Uitspraak
24 april 2013, 12/11660 (aangevallen uitspraak)
Centrale Raad van Beroep
In deze zaak gaat het om de beëindiging van de Ziektewet (ZW)-uitkering van appellante, die zich ziek had gemeld vanwege knie- en migraineklachten, alsook psychische klachten. Appellante was tot 9 maart 2011 werkzaam als tuinbouwmedewerkster en ontving op 21 mei 2012 een ZW-uitkering. Na een onderzoek door de verzekeringsarts op 26 september 2012, werd geconcludeerd dat appellante geen medische belemmeringen meer had om haar werk te verrichten. Het Uitvoeringsinstituut werknemersverzekeringen (Uwv) besloot daarop dat appellante met ingang van 27 september 2012 geen recht meer had op ziekengeld.
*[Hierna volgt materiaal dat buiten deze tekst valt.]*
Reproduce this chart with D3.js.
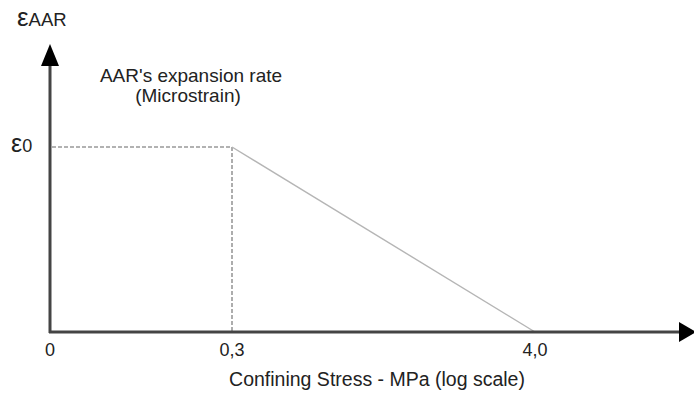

Appellante ging in beroep tegen dit besluit, maar de rechtbank Den Haag verklaarde haar beroep ongegrond. De rechtbank oordeelde dat er geen aanknopingspunten waren dat het medische oordeel van de verzekeringsartsen niet juist was. Appellante voerde aan dat haar klachten onvoldoende waren meegewogen, maar de rechtbank vond dat de verzekeringsartsen alle door haar ingebrachte medische informatie hadden beoordeeld en gemotiveerd hadden aangegeven waarom deze informatie niet leidde tot een ander oordeel.
In hoger beroep herhaalde appellante haar standpunt, maar de Centrale Raad van Beroep onderschreef het oordeel van de rechtbank. De Raad concludeerde dat de verzekeringsartsen overtuigend hadden gemotiveerd dat appellante met haar beperkingen in staat was haar eigen werk te verrichten. De Raad oordeelde dat de door appellante overgelegde medische informatie geen aanleiding gaf om het eerdere oordeel van de verzekeringsartsen te herzien. De Centrale Raad van Beroep bevestigde de aangevallen uitspraak van de rechtbank en verklaarde het hoger beroep ongegrond.